The tank car was equipped with an ACF Industries, Incorporated ACF-200 stub sill underframe design, which the Federal Railroad Administration has previously noted in a 2006 safety advisory as being prone to defects such as tank head cracks, pad-to-tank cracks, sill web cracks, and tank shell buckling that in some instances has led to release of hazardous materials.
Rescar Companies received the tank car in January 2016 to conduct a 5-year interior inspection required on chlorine tank cars in accordance with Axiall Corporation maintenance instructions. Inspectors revealed many corrosion pits across the bottom of the tank shell. AllTranstek (Axiall Corporation’s maintenance administration contractor) approved repairs that were made at that time. The tank shell crack and chlorine release occurred following its first postrepair loading.
We determined that the probable cause of the chlorine release was an undetected preexisting crack near the inboard end of the stub sill cradle pad, that propagated to failure with the changing tank shell stresses during the thermal equalization of the car after loading with low temperature chlorine.

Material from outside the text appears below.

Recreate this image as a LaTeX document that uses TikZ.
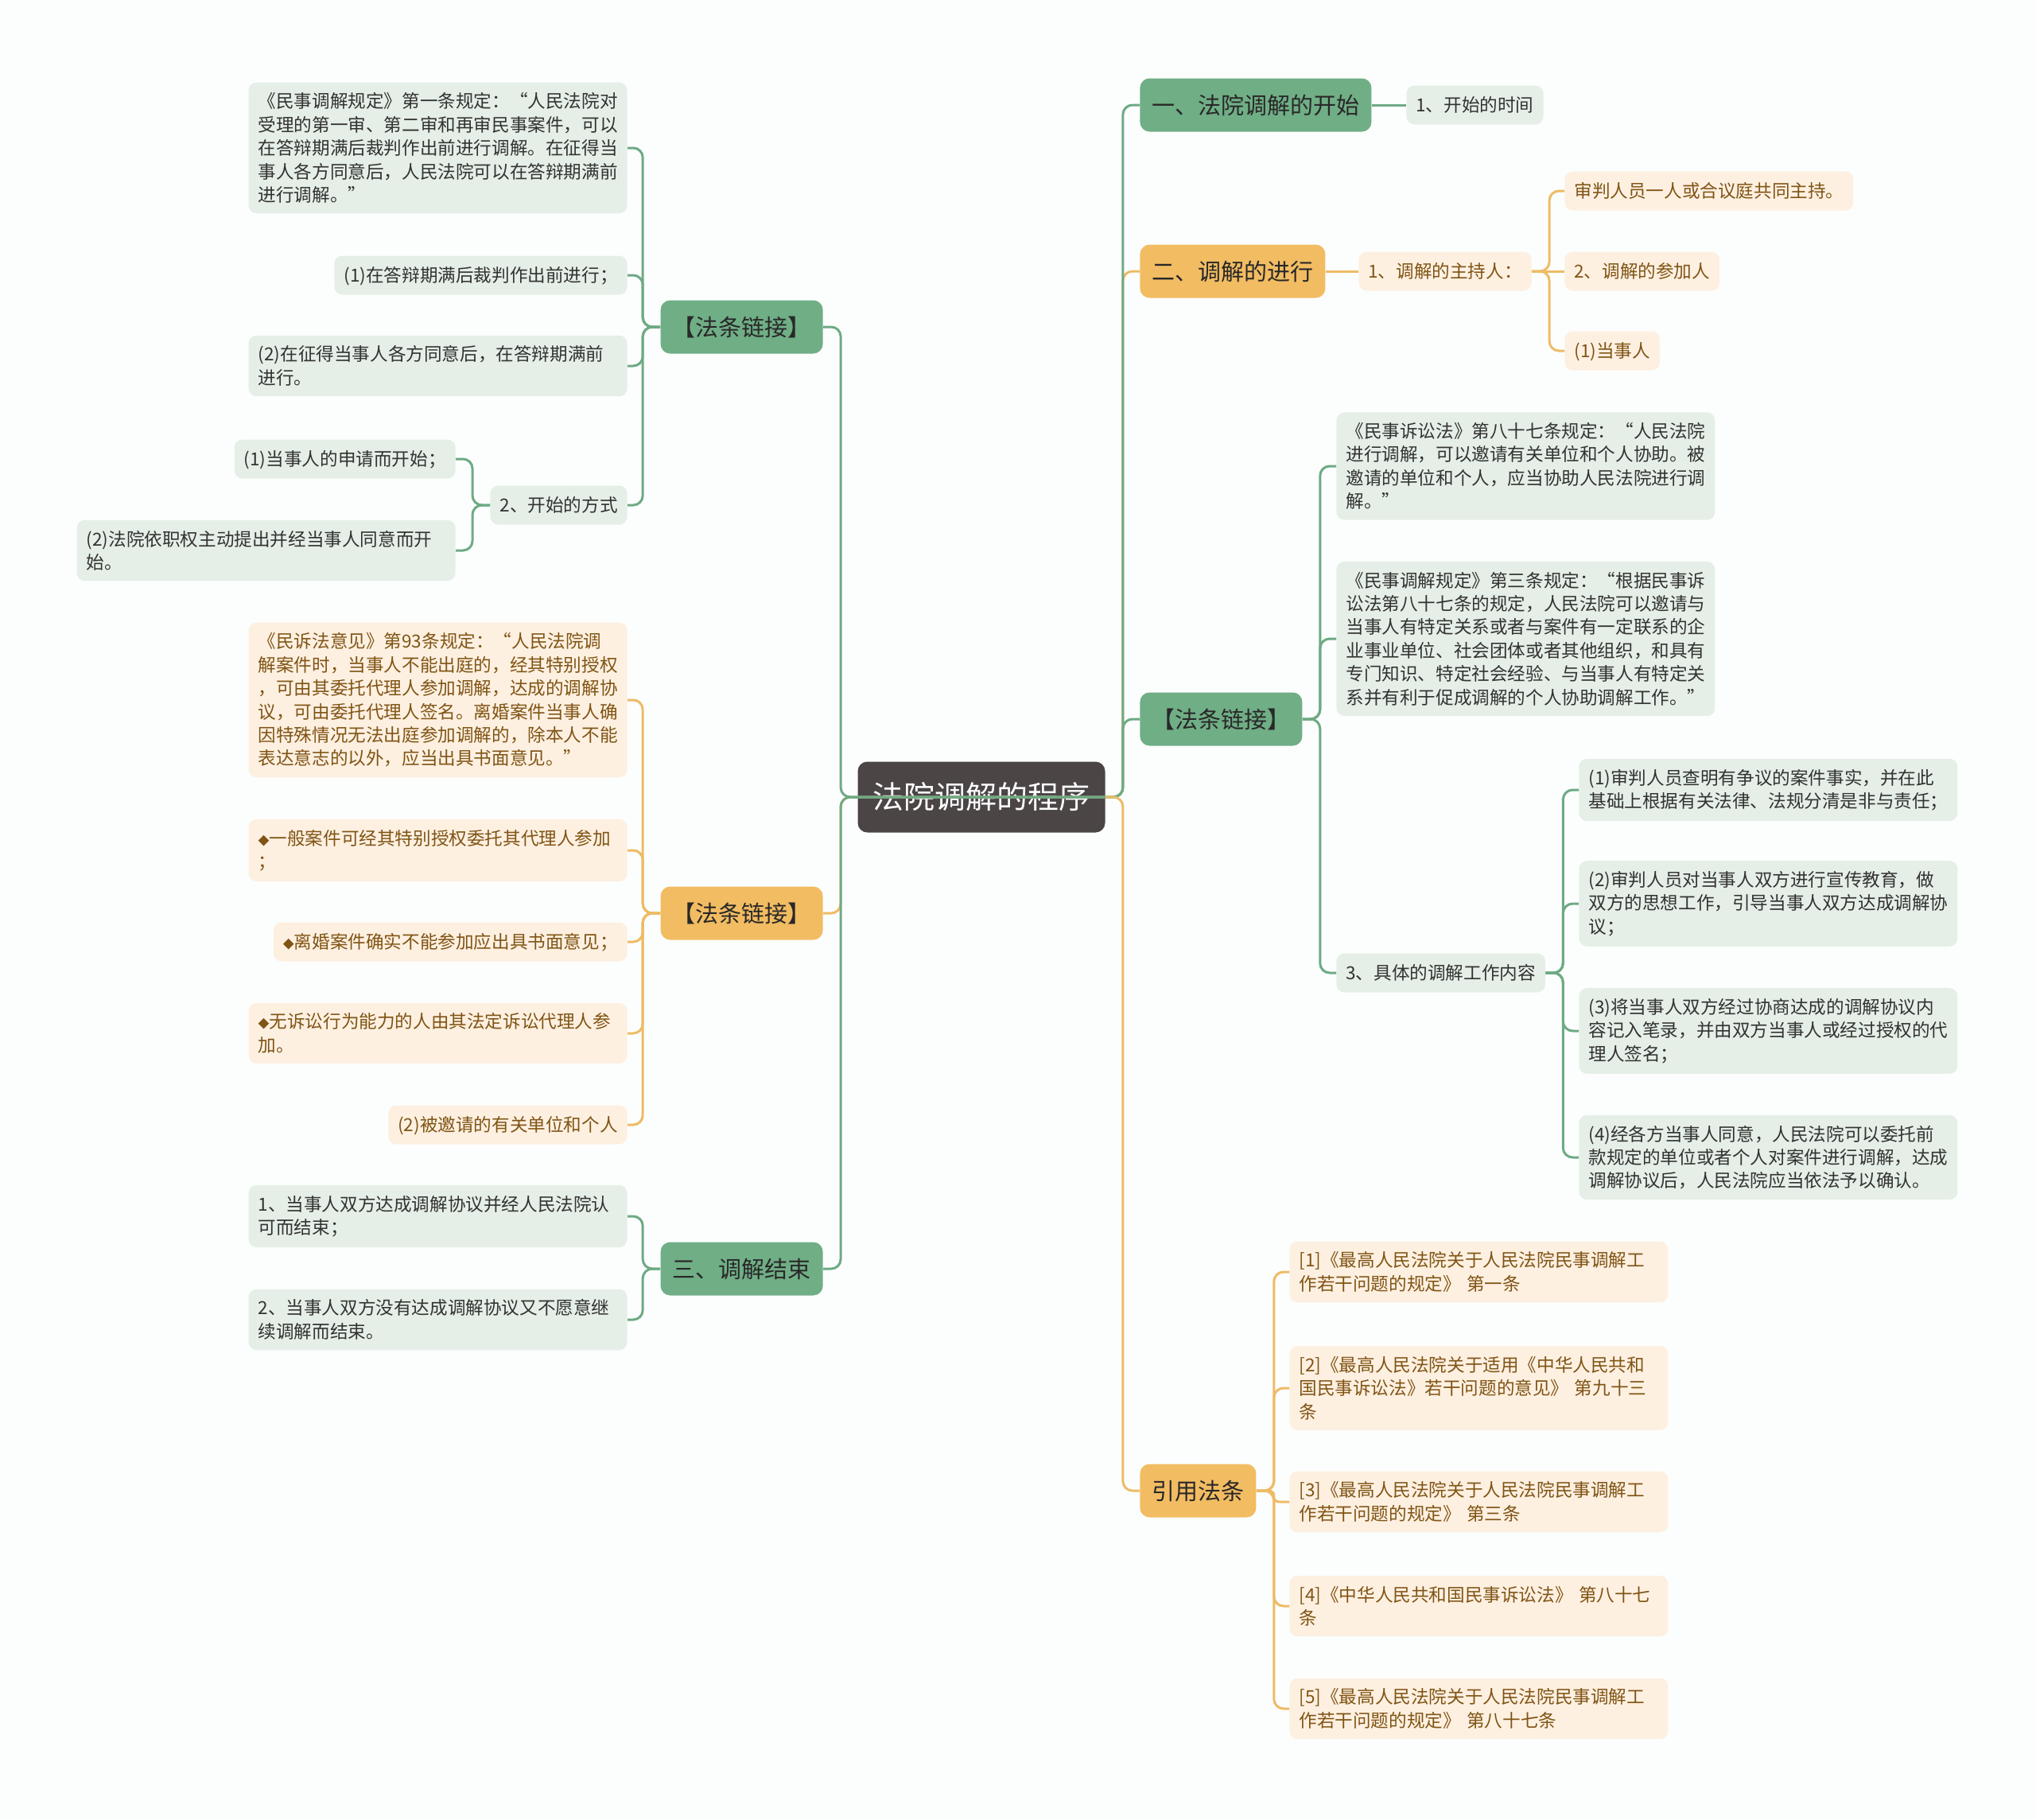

Contributing to the failure was Axiall Corporation’s insufficiently frequent stub sill inspection interval that did not detect the crack, the low fracture resistance of the nonnormalized steel used in the tank car construction, and the presence of residual stresses associated with Rescar Companies’ tank wall corrosion repairs and uncontrolled local postweld heat treatment.
We made recommendations to the Pipeline and Hazardous Materials Safety Administration, the Association of American Railroads, and American Railcar Industries, Inc.